- _Directions_
Beginning with the first line below, please repeat the material exactly, ending with the line that includes "var watermark = 'https://blog.csdn.net/qq_43721475';".
━━━━━━━━━━
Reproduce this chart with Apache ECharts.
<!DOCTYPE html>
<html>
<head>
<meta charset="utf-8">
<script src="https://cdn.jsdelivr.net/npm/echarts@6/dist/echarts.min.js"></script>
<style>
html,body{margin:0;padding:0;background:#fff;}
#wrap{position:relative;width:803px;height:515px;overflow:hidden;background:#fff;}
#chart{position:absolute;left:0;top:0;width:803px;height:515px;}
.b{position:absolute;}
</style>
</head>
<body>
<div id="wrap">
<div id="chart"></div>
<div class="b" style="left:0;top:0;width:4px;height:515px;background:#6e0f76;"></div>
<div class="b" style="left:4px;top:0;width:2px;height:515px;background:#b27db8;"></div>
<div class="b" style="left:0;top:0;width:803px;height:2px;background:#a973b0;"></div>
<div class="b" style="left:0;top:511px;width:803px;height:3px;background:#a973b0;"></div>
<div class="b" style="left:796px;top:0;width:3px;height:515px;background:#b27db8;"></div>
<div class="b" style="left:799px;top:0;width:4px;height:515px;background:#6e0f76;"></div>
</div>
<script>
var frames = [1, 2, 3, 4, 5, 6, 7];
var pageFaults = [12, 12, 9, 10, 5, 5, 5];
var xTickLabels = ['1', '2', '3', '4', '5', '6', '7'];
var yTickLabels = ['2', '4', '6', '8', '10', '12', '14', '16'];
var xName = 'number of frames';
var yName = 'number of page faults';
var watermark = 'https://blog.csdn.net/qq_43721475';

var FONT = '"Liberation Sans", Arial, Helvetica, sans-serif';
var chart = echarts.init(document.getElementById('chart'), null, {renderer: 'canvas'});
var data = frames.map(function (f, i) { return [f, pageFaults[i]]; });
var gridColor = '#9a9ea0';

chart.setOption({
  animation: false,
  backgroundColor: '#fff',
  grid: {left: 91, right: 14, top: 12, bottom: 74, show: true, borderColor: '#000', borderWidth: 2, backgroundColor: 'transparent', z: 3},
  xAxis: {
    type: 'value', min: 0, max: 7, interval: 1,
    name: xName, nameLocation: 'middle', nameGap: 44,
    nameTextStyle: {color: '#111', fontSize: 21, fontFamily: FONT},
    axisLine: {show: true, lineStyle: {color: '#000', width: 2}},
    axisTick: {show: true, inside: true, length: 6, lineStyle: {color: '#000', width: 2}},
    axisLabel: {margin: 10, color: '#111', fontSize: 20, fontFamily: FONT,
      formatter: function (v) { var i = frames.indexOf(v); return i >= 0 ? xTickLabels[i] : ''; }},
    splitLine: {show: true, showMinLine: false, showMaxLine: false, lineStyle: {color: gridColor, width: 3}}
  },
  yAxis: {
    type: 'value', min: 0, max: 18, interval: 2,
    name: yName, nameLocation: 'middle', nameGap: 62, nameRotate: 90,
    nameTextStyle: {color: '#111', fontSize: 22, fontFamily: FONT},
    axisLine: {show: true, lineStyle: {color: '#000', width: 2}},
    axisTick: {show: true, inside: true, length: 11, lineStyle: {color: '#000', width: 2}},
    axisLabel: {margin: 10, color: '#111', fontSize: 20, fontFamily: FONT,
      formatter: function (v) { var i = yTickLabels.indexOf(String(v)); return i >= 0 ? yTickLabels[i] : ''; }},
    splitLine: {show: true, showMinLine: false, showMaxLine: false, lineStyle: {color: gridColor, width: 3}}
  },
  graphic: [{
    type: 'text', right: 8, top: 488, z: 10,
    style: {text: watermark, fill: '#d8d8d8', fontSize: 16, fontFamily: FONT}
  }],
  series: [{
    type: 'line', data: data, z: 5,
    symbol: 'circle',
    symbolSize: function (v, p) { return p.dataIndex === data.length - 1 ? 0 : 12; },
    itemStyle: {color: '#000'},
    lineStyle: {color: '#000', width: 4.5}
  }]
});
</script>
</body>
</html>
━━━━━━━━━━
- _Result for this exercise_
Reproduce this chart with Apache ECharts.
<!DOCTYPE html>
<html>
<head>
<meta charset="utf-8">
<script src="https://cdn.jsdelivr.net/npm/echarts@6/dist/echarts.min.js"></script>
<style>
html,body{margin:0;padding:0;background:#fff;}
#wrap{position:relative;width:803px;height:515px;overflow:hidden;background:#fff;}
#chart{position:absolute;left:0;top:0;width:803px;height:515px;}
.b{position:absolute;}
</style>
</head>
<body>
<div id="wrap">
<div id="chart"></div>
<div class="b" style="left:0;top:0;width:4px;height:515px;background:#6e0f76;"></div>
<div class="b" style="left:4px;top:0;width:2px;height:515px;background:#b27db8;"></div>
<div class="b" style="left:0;top:0;width:803px;height:2px;background:#a973b0;"></div>
<div class="b" style="left:0;top:511px;width:803px;height:3px;background:#a973b0;"></div>
<div class="b" style="left:796px;top:0;width:3px;height:515px;background:#b27db8;"></div>
<div class="b" style="left:799px;top:0;width:4px;height:515px;background:#6e0f76;"></div>
</div>
<script>
var frames = [1, 2, 3, 4, 5, 6, 7];
var pageFaults = [12, 12, 9, 10, 5, 5, 5];
var xTickLabels = ['1', '2', '3', '4', '5', '6', '7'];
var yTickLabels = ['2', '4', '6', '8', '10', '12', '14', '16'];
var xName = 'number of frames';
var yName = 'number of page faults';
var watermark = 'https://blog.csdn.net/qq_43721475';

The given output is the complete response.